What a fucking loser:
Secretary of State Frank LaRose offered an unusually blunt assessment while defending the ballot language he helped write for state Issue 1, the abortion-rights ballot measure that voters approved earlier this month, to a conservative critic at a local Republican Party event.
In doing so, LaRose confirmed something that abortion-rights supporters have suspected all along: Abortion opponents helped him craft the ballot language in a way meant to benefit their campaign to defeat the measure.
LaRose was asked about the ballot language on Nov. 17 at a U.S. Senate candidate forum hosted by the Strongsville GOP, a local Republican club. He appeared there because he’s one of three Republicans, all of whom opposed Issue 1, vying in the March primary election for the chance to face Democratic Sen. Sherrod Brown in November 2024.
LaRose also chairs the Ohio Ballot Board, a state panel tasked with writing the language voters see on their ballots when they decide whether to support or oppose a ballot measure.
In response to a question about specifics in the amendment language, LaRose said his office consulted with three prominent anti-abortion groups that led the anti-Issue 1 campaign – Susan B. Anthony Pro Life America, the Center for Christian Virtue and Ohio Right to Life – as it crafted the ballot language. All three groups played central roles in leading and funding Protect Women Ohio, the main anti-Issue 1 campaign group.
Here’s some more info:
LaRose said the anti-abortion groups pushed for changing “pregnant person” to “woman” as a way of benefiting their campaign while remaining accurate enough to withstand a court challenge.
He said they liked it because their campaign was named Protect Women Ohio and their yard signs said “Protect Women.”

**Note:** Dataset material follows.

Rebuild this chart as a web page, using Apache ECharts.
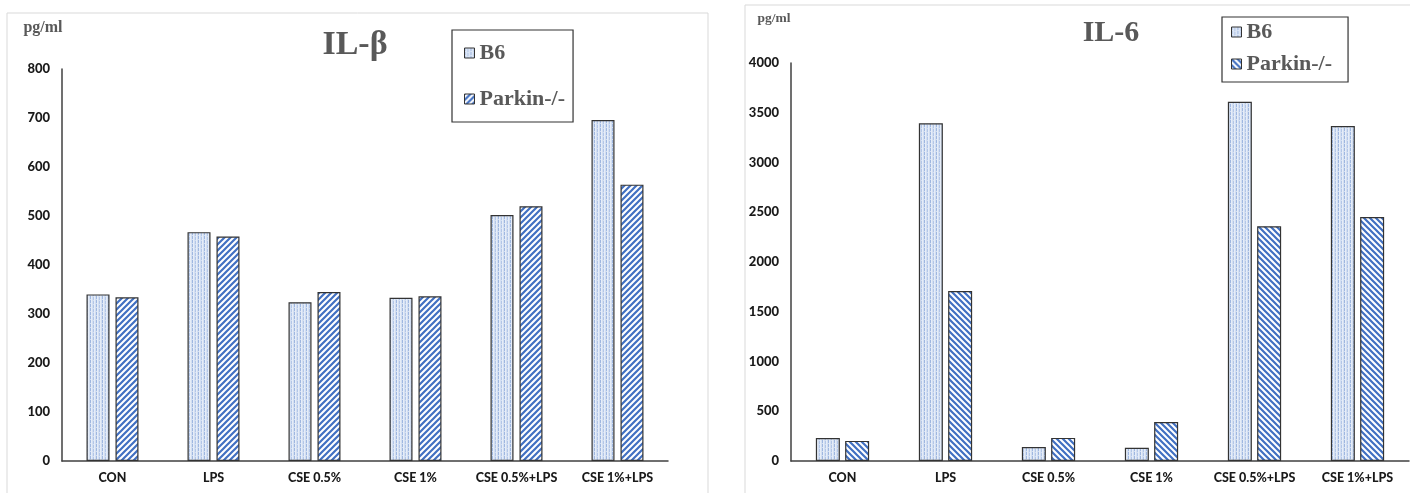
<!DOCTYPE html>
<html>
<head>
<meta charset="utf-8">
<script src="https://cdn.jsdelivr.net/npm/echarts@6/dist/echarts.min.js"></script>
<style>
html,body{margin:0;padding:0;background:#fff;}
#main{width:1410px;height:493px;}
</style>
</head>
<body>
<div id="main"></div>
<script>
var categories = ['CON', 'LPS', 'CSE 0.5%', 'CSE 1%', 'CSE 0.5%+LPS', 'CSE 1%+LPS'];
var il1bB6 = [340, 467, 324, 333, 502, 696];
var il1bParkin = [334, 458, 345, 336, 520, 564];
var il6B6 = [231, 3395, 140, 132, 3610, 3367];
var il6Parkin = [202, 1708, 232, 392, 2360, 2452];
var il1bTicks = [0, 800, 100];
var il6Ticks = [0, 4000, 500];
var seriesNames = ['B6', 'Parkin-/-'];

function dotPattern() {
  var c = document.createElement('canvas');
  c.width = 6; c.height = 4;
  var g = c.getContext('2d');
  g.fillStyle = '#d3dff2';
  g.fillRect(0, 0, 6, 4);
  g.fillStyle = '#9fb7e0';
  g.fillRect(0, 0, 1, 3);
  g.fillStyle = '#b2c6e8';
  g.fillRect(3, 1, 1, 3);
  g.fillStyle = '#e6edf8';
  g.fillRect(1, 0, 1, 4);
  g.fillRect(4, 0, 1, 4);
  return {image: c, repeat: 'repeat'};
}
function diagPattern(dir) {
  var s = 6;
  var c = document.createElement('canvas');
  c.width = s; c.height = s;
  var g = c.getContext('2d');
  g.fillStyle = '#ffffff';
  g.fillRect(0, 0, s, s);
  g.strokeStyle = '#4170c2';
  g.lineWidth = 2.2;
  g.beginPath();
  if (dir === '/') {
    g.moveTo(-1, s + 1); g.lineTo(s + 1, -1);
    g.moveTo(-1, 1); g.lineTo(1, -1);
    g.moveTo(s - 1, s + 1); g.lineTo(s + 1, s - 1);
  } else {
    g.moveTo(-1, -1); g.lineTo(s + 1, s + 1);
    g.moveTo(s - 1, -1); g.lineTo(s + 1, 1);
    g.moveTo(-1, s - 1); g.lineTo(1, s + 1);
  }
  g.stroke();
  return {image: c, repeat: 'repeat'};
}

var pB6 = dotPattern();
var pSlash = diagPattern('/');
var pBack = diagPattern('\\');

var labelFont = 'Lato';
var serif = 'Liberation Serif';
var grey = '#595959';

function xAxis(idx) {
  return {
    type: 'category', gridIndex: idx, data: categories,
    axisLine: {lineStyle: {color: '#404040', width: 1.5}},
    axisTick: {show: false},
    axisLabel: {fontFamily: labelFont, fontWeight: 900, fontSize: 12.5, color: '#1a1a1a', margin: 10, interval: 0}
  };
}
function yAxis(idx, t) {
  return {
    type: 'value', gridIndex: idx, min: t[0], max: t[1], interval: t[2],
    axisLine: {show: true, lineStyle: {color: '#404040', width: 1.5}},
    axisTick: {show: false},
    splitLine: {show: false},
    axisLabel: {fontFamily: labelFont, fontWeight: 900, fontSize: 13, color: '#1a1a1a', margin: 12,
      formatter: function (v) { return String(v); }}
  };
}
function bar(name, data, idx, pat, w, gap) {
  return {
    type: 'bar', name: name, xAxisIndex: idx, yAxisIndex: idx, data: data,
    barWidth: w, barGap: gap,
    itemStyle: {color: pat, borderColor: '#333333', borderWidth: 1.2},
    emphasis: {disabled: true}, animation: false
  };
}

var chart = echarts.init(document.getElementById('main'), null, {renderer: 'canvas'});
chart.setOption({
  animation: false,
  backgroundColor: '#ffffff',
  grid: [
    {left: 62, top: 69, width: 606, height: 392},
    {left: 791, top: 63, width: 618, height: 398}
  ],
  xAxis: [xAxis(0), xAxis(1)],
  yAxis: [yAxis(0, il1bTicks), yAxis(1, il6Ticks)],
  legend: [
    {
      orient: 'vertical', left: 452, top: 30,
      data: [{name: seriesNames[0], itemStyle: {color: pB6, borderColor: '#333', borderWidth: 1}},
             {name: seriesNames[1], itemStyle: {color: pSlash, borderColor: '#333', borderWidth: 1}}],
      borderColor: '#333', borderWidth: 1.2,
      padding: [12, 8, 12, 12], itemGap: 24,
      itemWidth: 10, itemHeight: 10, icon: 'rect', selectedMode: false, itemTextGap: 4,
      textStyle: {fontFamily: serif, fontWeight: 'bold', fontSize: 22, color: grey}
    },
    {
      orient: 'vertical', left: 1222, top: 17,
      data: [{name: seriesNames[0], itemStyle: {color: pB6, borderColor: '#333', borderWidth: 1}},
             {name: seriesNames[1], itemStyle: {color: pBack, borderColor: '#333', borderWidth: 1}}],
      borderColor: '#333', borderWidth: 1.2,
      padding: [4, 16, 7, 9], itemGap: 10,
      itemWidth: 10, itemHeight: 10, icon: 'rect', selectedMode: false, itemTextGap: 5,
      textStyle: {fontFamily: serif, fontWeight: 'bold', fontSize: 22, color: grey}
    }
  ],
  graphic: [
    {type: 'rect', shape: {x: 7, y: 13, width: 701, height: 500}, style: {fill: 'none', stroke: '#d9d9d9', lineWidth: 1}, silent: true, z: -10},
    {type: 'rect', shape: {x: 745, y: 5, width: 700, height: 500}, style: {fill: 'none', stroke: '#d9d9d9', lineWidth: 1}, silent: true, z: -10},
    {type: 'text', x: 355, y: 45, style: {text: 'IL-β', fontFamily: serif, fontWeight: 'bold', fontSize: 34, fill: grey, textAlign: 'center', textVerticalAlign: 'middle'}},
    {type: 'text', x: 43, y: 28, style: {text: 'pg/ml', fontFamily: serif, fontWeight: 'bold', fontSize: 16, fill: grey, textAlign: 'center', textVerticalAlign: 'middle'}},
    {type: 'text', x: 1111, y: 33, style: {text: 'IL-6', fontFamily: serif, fontWeight: 'bold', fontSize: 30, fill: grey, textAlign: 'center', textVerticalAlign: 'middle'}},
    {type: 'text', x: 774, y: 19, style: {text: 'pg/ml', fontFamily: serif, fontWeight: 'bold', fontSize: 13.5, fill: grey, textAlign: 'center', textVerticalAlign: 'middle'}}
  ],
  series: [
    bar(seriesNames[0], il1bB6, 0, pB6, 23, '26%'),
    bar(seriesNames[1], il1bParkin, 0, pSlash, 23, '26%'),
    bar(seriesNames[0], il6B6, 1, pB6, 24, '22%'),
    bar(seriesNames[1], il6Parkin, 1, pBack, 24, '22%')
  ]
});
</script>
</body>
</html>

“So they wanted that," the news organization reported LaRose saying. "They thought that was reasonable and would be helpful to them. And they thought it would be honest.”
When asked about the language previously, LaRose described his role as writing truthful and unbiased language.
Gabriel Mann, a spokesperson for Ohioans United for Reproductive Rights, said it was always clear that LaRose's chosen language was intended to benefit the amendment's opponents.
"LaRose never cared about American democracy or Ohio values, which makes him wholly unfit for any public office,” Mann told cleveland.com.
LaRose has certainly made abortion a key issue now in next year’s election:
Sen. Sherrod Brown, Democrat of Ohio, is focusing on abortion rights in his reelection race a month after voters in the state passed a measure to enshrine abortion access in the state's constitution.
Brown is hoping to hold onto a key Senate seat that he's held since 2007, despite the former bellwether state's increasing Republican lean in recent years.
Three major Republican candidates are vying for the chance to unseat Brown, including businessman Bernie Moreno, Ohio Secretary of State Frank LaRose and Ohio state Sen. Matt Dolan. In campaign texts, Brown has taken aim at all of his Republican opponents over their abortion stance.
"I have always been clear about where I stand: I support abortion access for all women. I know where my opponents stand, too: All three would overturn the will of Ohioans by voting for a national abortion ban," Brown said in a text sent to Ohio voters on Nov. 16.
A similar text went out again Saturday.
Brown's effort underscores Democratic efforts to align the party with pro-abortion rights stances, encouraged by the resonance of the issue itself beyond party lines at the polls.
Ohio voters backed Donald Trump in 2016 and 2020, and the state has a Republican governor and GOP-majority Legislature, yet Issue 1, the ballot measure establishing the right to an abortion, passed in the Buckeye State with 57% support.
Brown's messaging seeks to capitalize on the passage of Issue 1 just weeks after the vote and one year before his name will appear on the ballot.